**WHAT YOU WILL DO:**
Every line with the word "standalone" in it should be extracted from the data that follows.

**DATA RECORDS:**
____
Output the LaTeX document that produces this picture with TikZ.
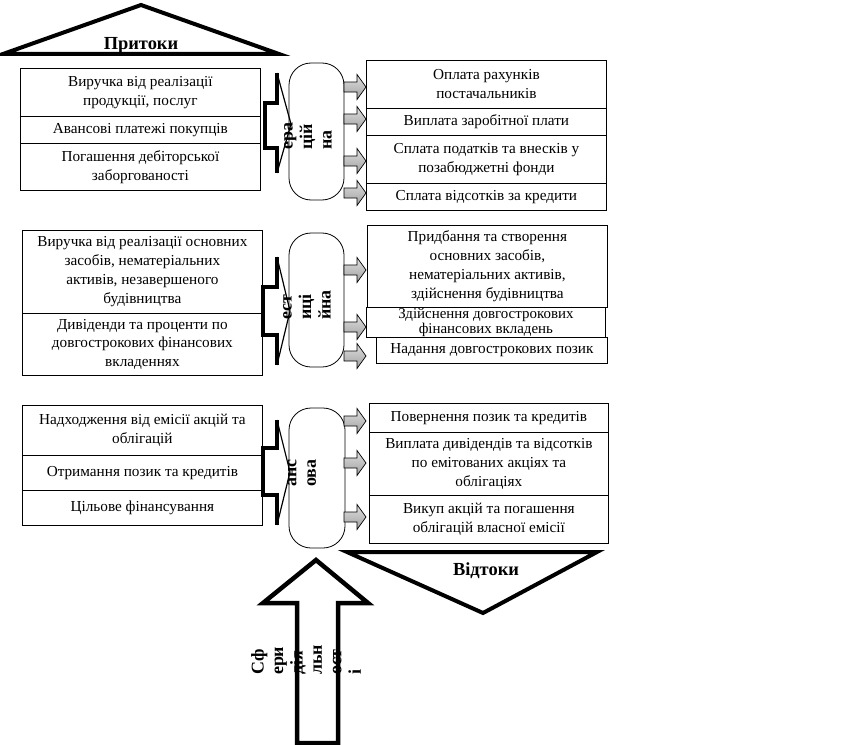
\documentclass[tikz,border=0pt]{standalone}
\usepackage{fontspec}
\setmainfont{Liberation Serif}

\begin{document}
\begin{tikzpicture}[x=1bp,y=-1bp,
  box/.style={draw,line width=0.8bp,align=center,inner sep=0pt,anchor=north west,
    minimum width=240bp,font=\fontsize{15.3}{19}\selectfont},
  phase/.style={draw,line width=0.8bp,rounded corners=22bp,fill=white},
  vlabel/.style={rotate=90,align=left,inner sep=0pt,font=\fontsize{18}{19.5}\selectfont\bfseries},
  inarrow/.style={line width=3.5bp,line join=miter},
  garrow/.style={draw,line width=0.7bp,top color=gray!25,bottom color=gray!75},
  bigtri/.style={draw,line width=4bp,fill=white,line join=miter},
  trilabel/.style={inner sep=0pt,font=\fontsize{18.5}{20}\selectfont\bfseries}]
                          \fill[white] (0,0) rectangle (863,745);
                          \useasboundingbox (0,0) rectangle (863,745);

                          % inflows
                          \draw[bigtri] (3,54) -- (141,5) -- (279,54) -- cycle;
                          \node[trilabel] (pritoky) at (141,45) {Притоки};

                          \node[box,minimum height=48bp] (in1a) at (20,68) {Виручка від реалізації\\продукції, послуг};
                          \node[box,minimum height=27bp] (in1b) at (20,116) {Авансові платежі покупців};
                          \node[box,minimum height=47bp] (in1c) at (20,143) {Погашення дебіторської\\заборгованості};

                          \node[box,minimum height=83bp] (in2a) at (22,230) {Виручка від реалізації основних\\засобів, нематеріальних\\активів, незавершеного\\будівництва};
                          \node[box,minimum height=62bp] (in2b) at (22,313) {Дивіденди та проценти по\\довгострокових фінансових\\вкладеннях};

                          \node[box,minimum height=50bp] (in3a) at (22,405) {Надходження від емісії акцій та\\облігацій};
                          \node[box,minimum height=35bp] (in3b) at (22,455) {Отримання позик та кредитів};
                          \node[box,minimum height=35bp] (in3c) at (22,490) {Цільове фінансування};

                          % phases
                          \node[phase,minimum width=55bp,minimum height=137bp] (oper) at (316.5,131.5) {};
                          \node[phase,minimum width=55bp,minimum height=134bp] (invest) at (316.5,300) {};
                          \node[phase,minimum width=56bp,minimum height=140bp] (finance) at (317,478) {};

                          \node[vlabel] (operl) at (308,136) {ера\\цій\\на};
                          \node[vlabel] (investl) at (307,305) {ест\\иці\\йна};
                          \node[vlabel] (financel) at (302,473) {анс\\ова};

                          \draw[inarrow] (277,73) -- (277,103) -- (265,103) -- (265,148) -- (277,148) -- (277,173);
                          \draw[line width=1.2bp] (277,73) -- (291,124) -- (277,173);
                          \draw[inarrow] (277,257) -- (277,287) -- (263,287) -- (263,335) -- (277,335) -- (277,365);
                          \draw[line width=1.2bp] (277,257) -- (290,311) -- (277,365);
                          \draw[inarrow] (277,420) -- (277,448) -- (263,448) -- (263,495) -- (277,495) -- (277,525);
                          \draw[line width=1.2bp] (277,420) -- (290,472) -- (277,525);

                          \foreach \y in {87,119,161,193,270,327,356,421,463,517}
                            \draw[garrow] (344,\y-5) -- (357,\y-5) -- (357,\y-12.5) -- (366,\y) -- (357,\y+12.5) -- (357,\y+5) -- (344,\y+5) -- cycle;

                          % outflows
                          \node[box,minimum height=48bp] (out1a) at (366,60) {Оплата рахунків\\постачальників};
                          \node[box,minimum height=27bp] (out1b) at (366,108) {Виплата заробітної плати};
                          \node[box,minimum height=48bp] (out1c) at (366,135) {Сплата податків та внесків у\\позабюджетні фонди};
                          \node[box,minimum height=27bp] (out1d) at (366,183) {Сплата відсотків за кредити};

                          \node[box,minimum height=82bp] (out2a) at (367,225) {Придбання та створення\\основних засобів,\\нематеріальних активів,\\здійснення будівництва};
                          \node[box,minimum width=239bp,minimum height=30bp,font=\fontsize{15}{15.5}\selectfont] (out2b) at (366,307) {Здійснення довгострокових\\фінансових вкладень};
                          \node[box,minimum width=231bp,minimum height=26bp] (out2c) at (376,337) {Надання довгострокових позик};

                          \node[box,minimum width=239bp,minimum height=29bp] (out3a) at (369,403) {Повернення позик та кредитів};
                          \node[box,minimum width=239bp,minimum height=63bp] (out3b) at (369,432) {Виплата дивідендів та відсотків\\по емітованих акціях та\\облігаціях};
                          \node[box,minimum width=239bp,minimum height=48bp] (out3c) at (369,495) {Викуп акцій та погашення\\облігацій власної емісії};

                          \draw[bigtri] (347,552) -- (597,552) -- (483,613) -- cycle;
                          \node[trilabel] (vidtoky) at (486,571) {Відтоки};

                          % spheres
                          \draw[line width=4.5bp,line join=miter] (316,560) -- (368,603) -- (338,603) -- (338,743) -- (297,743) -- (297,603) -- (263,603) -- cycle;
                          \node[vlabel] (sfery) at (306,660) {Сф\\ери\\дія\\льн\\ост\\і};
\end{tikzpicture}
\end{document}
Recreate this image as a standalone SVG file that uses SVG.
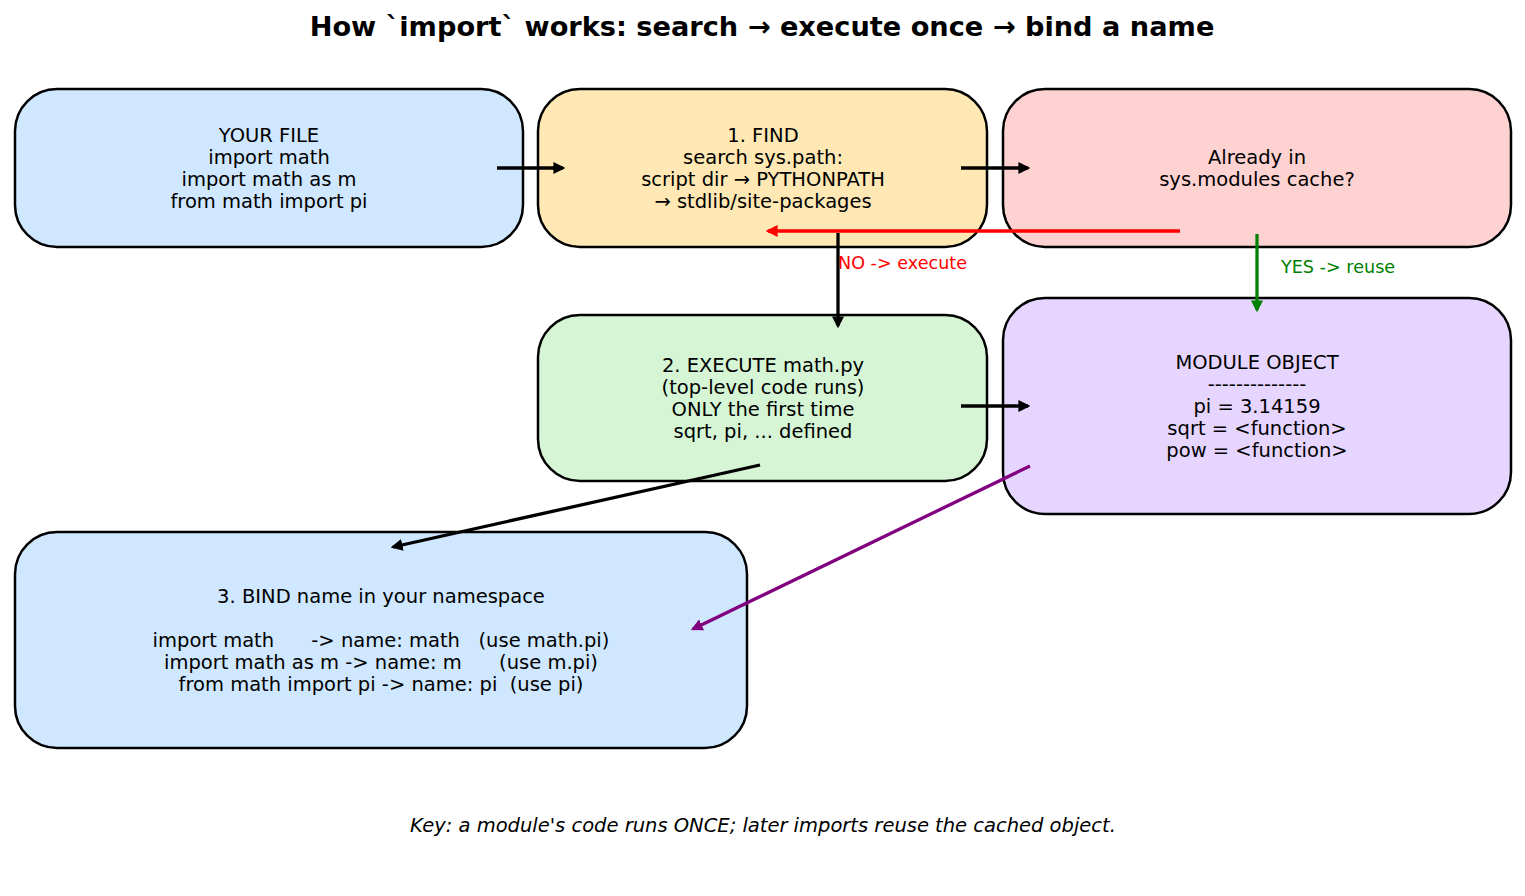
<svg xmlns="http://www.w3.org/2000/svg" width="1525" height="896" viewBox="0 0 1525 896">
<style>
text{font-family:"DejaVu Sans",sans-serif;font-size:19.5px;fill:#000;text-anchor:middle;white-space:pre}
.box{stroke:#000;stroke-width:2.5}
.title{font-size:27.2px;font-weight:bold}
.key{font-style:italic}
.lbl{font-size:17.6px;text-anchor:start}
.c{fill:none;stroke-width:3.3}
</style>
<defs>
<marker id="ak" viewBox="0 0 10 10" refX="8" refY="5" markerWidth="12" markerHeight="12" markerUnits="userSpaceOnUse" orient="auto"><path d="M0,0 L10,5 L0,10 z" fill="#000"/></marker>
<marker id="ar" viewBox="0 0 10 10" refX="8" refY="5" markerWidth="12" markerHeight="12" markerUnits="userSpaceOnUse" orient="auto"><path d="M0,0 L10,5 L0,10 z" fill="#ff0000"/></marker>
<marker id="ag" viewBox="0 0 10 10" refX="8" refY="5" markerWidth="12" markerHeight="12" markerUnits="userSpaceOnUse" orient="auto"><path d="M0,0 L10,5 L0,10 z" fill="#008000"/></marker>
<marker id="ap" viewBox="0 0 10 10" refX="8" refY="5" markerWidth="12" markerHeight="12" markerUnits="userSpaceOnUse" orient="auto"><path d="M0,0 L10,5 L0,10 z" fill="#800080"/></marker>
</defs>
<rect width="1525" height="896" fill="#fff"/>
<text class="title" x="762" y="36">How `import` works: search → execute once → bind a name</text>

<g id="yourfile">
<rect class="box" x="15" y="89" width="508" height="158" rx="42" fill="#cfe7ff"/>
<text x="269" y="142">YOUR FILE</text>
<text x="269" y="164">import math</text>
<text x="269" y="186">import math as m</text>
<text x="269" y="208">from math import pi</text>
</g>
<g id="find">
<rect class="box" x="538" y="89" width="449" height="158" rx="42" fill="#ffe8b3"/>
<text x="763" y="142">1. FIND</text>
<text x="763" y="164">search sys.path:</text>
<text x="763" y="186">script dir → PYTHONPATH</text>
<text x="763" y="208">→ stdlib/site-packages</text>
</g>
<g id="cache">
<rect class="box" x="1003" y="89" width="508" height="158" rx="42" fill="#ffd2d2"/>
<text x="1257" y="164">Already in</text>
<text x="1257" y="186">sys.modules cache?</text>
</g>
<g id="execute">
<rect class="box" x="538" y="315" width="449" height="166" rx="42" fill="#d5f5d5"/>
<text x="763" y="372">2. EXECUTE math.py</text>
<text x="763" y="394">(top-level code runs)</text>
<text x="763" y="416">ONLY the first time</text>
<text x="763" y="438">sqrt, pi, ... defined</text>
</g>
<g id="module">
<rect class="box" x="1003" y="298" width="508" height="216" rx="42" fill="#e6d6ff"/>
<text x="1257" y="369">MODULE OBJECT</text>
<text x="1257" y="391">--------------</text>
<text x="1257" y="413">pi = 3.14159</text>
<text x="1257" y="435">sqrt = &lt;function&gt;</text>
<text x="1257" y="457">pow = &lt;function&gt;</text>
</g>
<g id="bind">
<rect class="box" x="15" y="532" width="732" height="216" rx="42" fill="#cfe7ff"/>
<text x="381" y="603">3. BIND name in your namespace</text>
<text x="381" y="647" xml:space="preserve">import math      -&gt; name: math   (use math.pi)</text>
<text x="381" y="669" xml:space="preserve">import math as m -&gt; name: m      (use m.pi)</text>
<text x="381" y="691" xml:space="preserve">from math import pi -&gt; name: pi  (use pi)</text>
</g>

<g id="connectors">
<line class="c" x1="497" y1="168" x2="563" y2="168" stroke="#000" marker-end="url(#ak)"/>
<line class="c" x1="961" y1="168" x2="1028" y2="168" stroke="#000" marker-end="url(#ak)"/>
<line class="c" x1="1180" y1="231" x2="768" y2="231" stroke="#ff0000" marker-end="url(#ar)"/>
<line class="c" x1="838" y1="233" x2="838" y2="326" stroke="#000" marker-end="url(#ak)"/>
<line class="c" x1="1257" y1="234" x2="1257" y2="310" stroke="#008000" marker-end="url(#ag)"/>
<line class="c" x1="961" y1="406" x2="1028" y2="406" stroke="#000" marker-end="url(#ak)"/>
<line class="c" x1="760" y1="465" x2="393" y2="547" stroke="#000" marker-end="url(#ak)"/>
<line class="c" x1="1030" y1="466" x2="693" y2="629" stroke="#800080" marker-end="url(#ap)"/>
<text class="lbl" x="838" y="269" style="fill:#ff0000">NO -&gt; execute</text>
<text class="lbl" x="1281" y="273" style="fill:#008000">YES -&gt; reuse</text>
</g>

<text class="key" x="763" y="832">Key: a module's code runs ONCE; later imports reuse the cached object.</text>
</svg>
____
**TASK RESULT:**
\documentclass[tikz,border=0pt]{standalone}
Recreate this image as a standalone SVG file that uses SVG.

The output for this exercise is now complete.